One or more internal logical communication paths may exist between the device interfaces 23, the RAs 40, the HAs 21, and the memory 26. An embodiment, for example, may use one or more internal busses and/or communication modules. For example, the global memory 25b may be used to facilitate data transfers and other communications between the device interfaces, HAs and/or RAs in a data storage array. In one embodiment, the device interfaces 23 may perform data operations using a cache that may be included in the global memory 25b, for example, when communicating with other device interfaces and other components of the data storage array. The other portion 25a is that portion of memory that may be used in connection with other designations that may vary in accordance with each embodiment.

The data storage system as described in this embodiment, or a device thereof, such as a disk or aspects of a flash device, should not be construed as a limitation. Other types of commercially available data storage systems, as well as processors and hardware controlling access to these devices, may also be included in an embodiment.

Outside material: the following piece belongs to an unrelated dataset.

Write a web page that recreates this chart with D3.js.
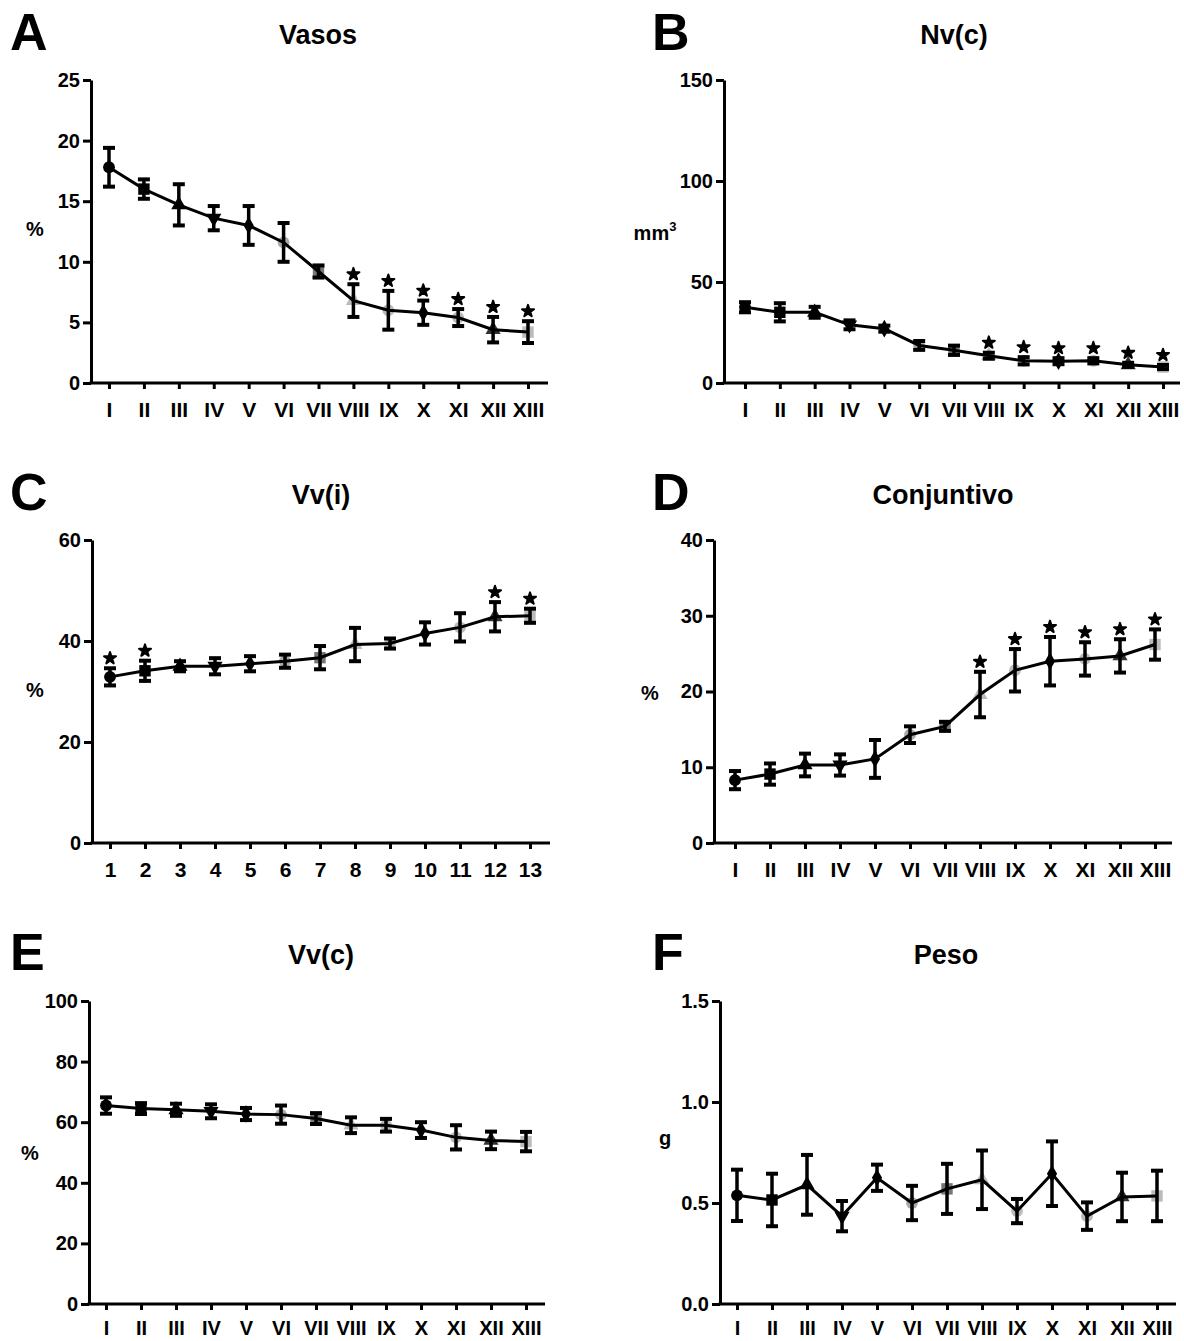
<!DOCTYPE html>
<html>
<head>
<meta charset="utf-8">
<script src="https://cdn.jsdelivr.net/npm/d3@7"></script>
<style>
  body { margin: 0; background: #fff; }
  svg { display: block; font-family: "Liberation Sans", Arial, sans-serif; }
</style>
</head>
<body>
<svg id="fig" width="1184" height="1341"></svg>
<script>
'use strict';

//* Data (mean, error)

const romanLabels = ['I', 'II', 'III', 'IV', 'V', 'VI', 'VII', 'VIII', 'IX', 'X', 'XI', 'XII', 'XIII'];
const numberLabels = ['1', '2', '3', '4', '5', '6', '7', '8', '9', '10', '11', '12', '13'];

const vasosMean = [17.8, 16.0, 14.7, 13.6, 13.0, 11.6, 9.2, 6.8, 6.0, 5.8, 5.4, 4.4, 4.2];
const vasosErr = [1.6, 0.8, 1.7, 1.0, 1.6, 1.6, 0.5, 1.35, 1.6, 1.0, 0.7, 1.05, 0.9];
const vasosStars = ['VIII', 'IX', 'X', 'XI', 'XII', 'XIII'];

const nvcMean = [37.5, 35.0, 35.0, 28.8, 26.9, 18.6, 16.2, 13.5, 11.0, 10.8, 11.0, 9.0, 7.9];
const nvcErr = [2.5, 4.5, 2.7, 2.2, 1.5, 2.2, 2.3, 1.5, 1.8, 1.5, 1.3, 1.0, 1.0];
const nvcStars = ['VIII', 'IX', 'X', 'XI', 'XII', 'XIII'];

const vviMean = [32.9, 34.1, 35.0, 35.0, 35.5, 36.0, 36.7, 39.3, 39.5, 41.5, 42.7, 44.8, 45.0];
const vviErr = [1.7, 2.0, 1.0, 1.6, 1.5, 1.3, 2.3, 3.3, 1.0, 2.2, 2.8, 2.9, 1.4];
const vviStars = ['1', '2', '12', '13'];

const conjMean = [8.3, 9.1, 10.3, 10.3, 11.1, 14.3, 15.4, 19.6, 22.8, 24.0, 24.3, 24.7, 26.2];
const conjErr = [1.2, 1.4, 1.5, 1.4, 2.5, 1.1, 0.6, 3.0, 2.8, 3.2, 2.2, 2.2, 2.0];
const conjStars = ['VIII', 'IX', 'X', 'XI', 'XII', 'XIII'];

const vvcMean = [65.5, 64.5, 64.1, 63.6, 62.7, 62.5, 61.2, 59.0, 59.0, 57.4, 55.0, 54.0, 53.6];
const vvcErr = [2.7, 1.8, 2.0, 2.3, 2.0, 3.0, 1.8, 2.6, 2.1, 2.6, 4.0, 2.9, 3.2];

const pesoMean = [0.538, 0.515, 0.59, 0.435, 0.625, 0.5, 0.57, 0.615, 0.46, 0.645, 0.435, 0.53, 0.535];
const pesoErr = [0.127, 0.13, 0.148, 0.075, 0.065, 0.085, 0.124, 0.145, 0.06, 0.16, 0.068, 0.12, 0.125];

const vasosTicks = [0, 5, 10, 15, 20, 25];
const nvcTicks = [0, 50, 100, 150];
const vviTicks = [0, 20, 40, 60];
const conjTicks = [0, 10, 20, 30, 40];
const vvcTicks = [0, 20, 40, 60, 80, 100];
const pesoTicks = [0, 0.5, 1.0, 1.5];

// marker per group (Prism style)
const markerShapes = ['circle', 'square', 'triangle', 'triangleDown', 'diamond', 'circle', 'square', 'triangle', 'circle', 'diamond', 'circle', 'triangle', 'square'];
const markerFills = ['#000', '#000', '#000', '#000', '#000', '#aaa', '#777', '#bbb', '#bbb', '#000', '#bbb', '#333', '#bbb'];

/* Panels */
const panels = [
    { letter: 'A', title: 'Vasos', unit: '%', labels: romanLabels, mean: vasosMean, err: vasosErr, stars: vasosStars, ticks: vasosTicks, fmt: d3.format('d'),
      ax: 91, ex: 548, x0: 109, x1: 528, top: 80, bottom: 383, lx: 10, tx: 318, ux: 35, uy: 236, fs: 21, pad: 13 },
    { letter: 'B', title: 'Nv(c)', unit: 'mm', sup: '3', labels: romanLabels, mean: nvcMean, err: nvcErr, stars: nvcStars, ticks: nvcTicks, fmt: d3.format('d'),
      ax: 724, ex: 1180, x0: 745, x1: 1163, top: 80, bottom: 383, lx: 652, tx: 954, ux: 655, uy: 240, fs: 21, pad: 13 },
    { letter: 'C', title: 'Vv(i)', unit: '%', labels: numberLabels, mean: vviMean, err: vviErr, stars: vviStars, ticks: vviTicks, fmt: d3.format('d'),
      ax: 92, ex: 550, x0: 110, x1: 530, top: 540, bottom: 843, lx: 10, tx: 321, ux: 35, uy: 697, fs: 21, pad: 13 },
    { letter: 'D', title: 'Conjuntivo', unit: '%', labels: romanLabels, mean: conjMean, err: conjErr, stars: conjStars, ticks: conjTicks, fmt: d3.format('d'),
      ax: 714, ex: 1172, x0: 735, x1: 1155, top: 540, bottom: 843, lx: 652, tx: 943, ux: 650, uy: 700, fs: 21, pad: 13 },
    { letter: 'E', title: 'Vv(c)', unit: '%', labels: romanLabels, mean: vvcMean, err: vvcErr, stars: [], ticks: vvcTicks, fmt: d3.format('d'),
      ax: 89, ex: 545, x0: 106, x1: 526, top: 1001, bottom: 1304, lx: 10, tx: 321, ux: 30, uy: 1160, fs: 20, pad: 11 },
    { letter: 'F', title: 'Peso', unit: 'g', labels: romanLabels, mean: pesoMean, err: pesoErr, stars: [], ticks: pesoTicks, fmt: d3.format('.1f'),
      ax: 720, ex: 1176, x0: 737, x1: 1157, top: 1001, bottom: 1304, lx: 652, tx: 946, ux: 665, uy: 1145, fs: 20, pad: 11 }
];
const rowBase = { 80: 0, 540: 460, 1001: 920 };

const svg = d3.select('#fig');

function symbolFor(shape) {
    if (shape === 'square') return d3.symbol(d3.symbolSquare, 130)();
    if (shape === 'triangle' || shape === 'triangleDown') return d3.symbol(d3.symbolTriangle, 100)();
    if (shape === 'diamond') return d3.symbol(d3.symbolDiamond, 90)();
    return d3.symbol(d3.symbolCircle, 110)();
}

panels.forEach(function(p) {
    const base = rowBase[p.top];
    const g = svg.append('g');
    const yMax = p.ticks[p.ticks.length - 1];

    const x = d3.scalePoint().domain(p.labels).range([p.x0, p.x1]);
    const y = d3.scaleLinear().domain([0, yMax]).range([p.bottom, p.top]);

    const rows = p.labels.map((lab, i) => ({ lab, i, mean: p.mean[i], err: p.err[i] }));

    // panel letter + title
    g.append('text').attr('x', p.lx).attr('y', base + 50)
        .attr('font-size', 52).attr('font-weight', 'bold').text(p.letter);
    g.append('text').attr('x', p.tx).attr('y', base + 44).attr('text-anchor', 'middle')
        .attr('font-size', 27).attr('font-weight', 'bold').text(p.title);

    // unit
    const u = g.append('text').attr('x', p.ux).attr('y', p.uy).attr('text-anchor', 'middle')
        .attr('font-size', 20).attr('font-weight', 'bold').text(p.unit);
    if (p.sup) u.append('tspan').attr('font-size', 13).attr('dy', -9).text(p.sup);

    // y axis
    const ya = g.append('g').attr('transform', `translate(${p.ax},0)`)
        .call(d3.axisLeft(y).tickValues(p.ticks).tickFormat(p.fmt).tickSize(8).tickSizeOuter(0).tickPadding(3));
    ya.select('.domain').attr('stroke-width', 3).attr('stroke', '#000');
    ya.selectAll('.tick line').attr('stroke-width', 3);
    ya.selectAll('.tick text').attr('font-size', 20).attr('font-weight', 'bold')
        .attr('font-family', '"Liberation Sans", Arial, sans-serif').attr('fill', '#000');

    // x axis
    const xa = g.append('g').attr('transform', `translate(0,${p.bottom})`)
        .call(d3.axisBottom(x).tickSize(6).tickSizeOuter(0).tickPadding(p.pad));
    xa.select('.domain').remove();
    xa.selectAll('.tick line').attr('stroke-width', 3);
    xa.selectAll('.tick text').attr('font-size', p.fs).attr('font-weight', 'bold')
        .attr('font-family', '"Liberation Sans", Arial, sans-serif').attr('fill', '#000');
    g.append('line').attr('x1', p.ax - 1.5).attr('x2', p.ex).attr('y1', p.bottom).attr('y2', p.bottom)
        .attr('stroke', '#000').attr('stroke-width', 3);

    // markers
    g.selectAll('.marker').data(rows).enter().append('path')
        .attr('class', 'marker')
        .attr('d', d => symbolFor(markerShapes[d.i]))
        .attr('transform', d => `translate(${x(d.lab)},${y(d.mean)})` + (markerShapes[d.i] === 'triangleDown' ? ' rotate(180)' : ''))
        .attr('fill', d => markerFills[d.i]);

    // connecting line
    g.append('path').datum(rows)
        .attr('d', d3.line().x(d => x(d.lab)).y(d => y(d.mean)))
        .attr('fill', 'none').attr('stroke', '#000').attr('stroke-width', 3);

    // error bars
    const eb = g.selectAll('.eb').data(rows).enter().append('g').attr('class', 'eb');
    eb.append('line')
        .attr('x1', d => x(d.lab)).attr('x2', d => x(d.lab))
        .attr('y1', d => y(d.mean + d.err)).attr('y2', d => y(d.mean - d.err))
        .attr('stroke', '#000').attr('stroke-width', 3.5);
    [1, -1].forEach(function(s) {
        eb.append('line')
            .attr('x1', d => x(d.lab) - 6).attr('x2', d => x(d.lab) + 6)
            .attr('y1', d => y(d.mean + s * d.err)).attr('y2', d => y(d.mean + s * d.err))
            .attr('stroke', '#000').attr('stroke-width', 4);
    });

    // significance stars
    g.selectAll('.star').data(rows.filter(d => p.stars.includes(d.lab))).enter().append('path')
        .attr('class', 'star')
        .attr('d', d3.symbol(d3.symbolStar, 45)())
        .attr('transform', d => `translate(${x(d.lab)},${y(d.mean + d.err) - 10})`)
        .attr('fill', '#000').attr('stroke', '#000').attr('stroke-width', 2).attr('stroke-linejoin', 'round');
});
</script>
</body>
</html>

Host systems 14a-14n provide data and access control information through channels to the storage systems 12, and the storage systems 12 may also provide data to the host systems 14a-14n also through the channels. The host systems 14a-14n do not address the drives or devices 16a-16n of the storage systems directly, but rather access to data can be provided to one or more host systems 14a-n from what the host systems view as a plurality of logical devices or logical volumes (LVs) via, e.g., the HA 21. The LVs may or may not correspond to the actual physical devices or drives 16a-16n. For example, one or more LVs may reside on a single physical drive or multiple drives. Data in a single data storage system, such as a single data storage array 12, may be accessed by multiple hosts allowing the hosts to share the data residing therein. The HA 21 may be used in connection with communications between a data storage array 12 and one or more of the host systems 14a-n. The RA 40 may be used in facilitating communications between two data storage arrays. The DA 30 may be one type of device interface used in connection with facilitating data transfers to/from the associated disk drive(s) 16a-n and LV(s) residing thereon. A flash device interface 35 may be another type of device interface used in connection with facilitating data transfers to/from the associated flash devices and LV(s) residing thereon. It should be noted that an embodiment may use the same or a different device interface for one or more different types of devices than as described herein.

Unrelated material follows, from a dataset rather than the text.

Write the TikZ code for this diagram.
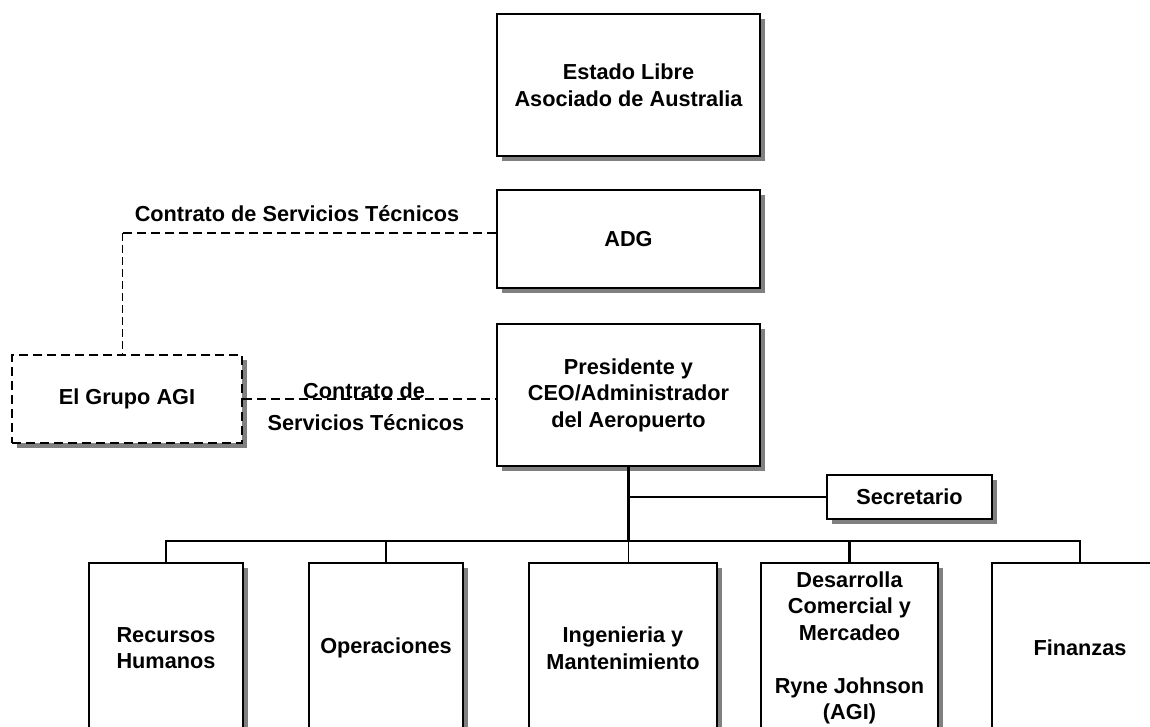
\documentclass[tikz,border=0pt]{standalone}
\usepackage{fontspec}
\setmainfont{Liberation Sans}
\usetikzlibrary{shadows}
\begin{document}
\begin{tikzpicture}[x=1pt,y=-1pt,
  myshadow/.style={drop shadow={shadow xshift=5pt, shadow yshift=-5pt, fill=black!50, opacity=1}},
  txt/.style={font=\bfseries\fontsize{21.7}{26.5}\selectfont, align=center},
  box/.style={txt, draw, line width=2pt, fill=white, inner sep=0pt, myshadow},
  dashbox/.style={box, dash pattern=on 9pt off 5pt},
  conn/.style={line width=2.4pt},
  thinconn/.style={line width=1pt},
  dconn/.style={line width=2.4pt, dash pattern=on 9pt off 5pt},
  dthin/.style={line width=1pt, dash pattern=on 8pt off 4pt}]
\clip (0,0) rectangle (1150,727);
\fill[white] (0,0) rectangle (1150,727);

\node[box, minimum width=263, minimum height=142] (estado) at (628.5,85) {Estado Libre\\Asociado de Australia};
\node[box, minimum width=263, minimum height=98] (adg) at (628.5,239) {ADG};
\node[box, minimum width=263, minimum height=142] (pres) at (628.5,395) {Presidente y\\CEO/Administrador\\del Aeropuerto};
\node[dashbox, minimum width=230, minimum height=88] (grupo) at (127,399) {El Grupo AGI};
\node[box, minimum width=165, minimum height=44] (sec) at (909.5,497) {Secretario};

\node[box, minimum width=154, minimum height=170] (rh) at (166,648) {Recursos\\Humanos};
\node[box, minimum width=154, minimum height=170] (op) at (386,648) {Operaciones};
\node[box, minimum width=188, minimum height=170] (ing) at (623,648) {Ingenieria y\\Mantenimiento};
\node[box, minimum width=177, minimum height=170] (des) at (849.5,648) {Desarrolla\\Comercial y\\Mercadeo\\[26.5pt]Ryne Johnson\\(AGI)};
\node[box, minimum width=176, minimum height=170] (fin) at (1080,648) {Finanzas};

\coordinate (busL) at (166,541);
\coordinate (c1) at (122,233);

% dashed contract lines
\draw[dconn] (adg.west |- c1) -- (c1);
\draw[dthin] (c1) -- (grupo.north -| c1);
\draw[dconn] (grupo.east) -- (grupo.east -| pres.west);

\node[txt, anchor=base] (lab1) at (297,222) {Contrato de Servicios Técnicos};
\node[txt, anchor=base] (lab2) at (364,398) {Contrato de};
\node[txt, anchor=base] (lab3) at (366,430) {Servicios Técnicos};

% hierarchy
\draw[conn] (pres.south) -- (pres.south |- busL);
\draw[conn] (pres.south |- sec.west) -- (sec.west);
\draw[conn, line join=miter] (rh.north) -- (rh.north |- busL) -| (fin.north);
\draw[conn] (op.north) -- (op.north |- busL);
\draw[conn] (des.north) -- (des.north |- busL);
\draw[thinconn] (pres.south |- busL) -- (pres.south |- ing.north);
\end{tikzpicture}
\end{document}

The device interface, such as a DA 30, performs I/O operations on a drive 16a-16n. In the following description, data residing on an LV may be accessed by the device interface following a data request in connection with I/O operations that other directors originate. Data may be accessed by LV in which a single device interface manages data requests in connection with the different one or more LVs that may reside on a drive 16a-16n. For example, a device interface may be a DA 30 that accomplishes the foregoing by creating job records for the different LVs associated with a device. These different job records may be associated with the different LVs in a data structure stored and managed by each device interface.

A deduplication processor 22b may be used to monitor I/O operations to eliminate redundant copies of data and reduce storage overhead of the storage system 12. The deduplication processor 22b can be configured to perform one or more deduplication techniques to ensure that only a predetermined number of instances of data is retained on storage devices 16a-n. The predetermined number of instances of the data can be based on a tier of a type of the data. The techniques replace redundant data blocks with a pointer to the unique data copy. One technique is block-level deduplication which looks within a file and saves unique iterations of each data block of a file. All the blocks are broken into chunks with the same fixed length. Each chunk of data is processed using a hash algorithm, such as MD5 or SHA-1. This process generates a unique number (i.e., a deduplication fingerprint) for each piece, which is then stored in an index within memory 41.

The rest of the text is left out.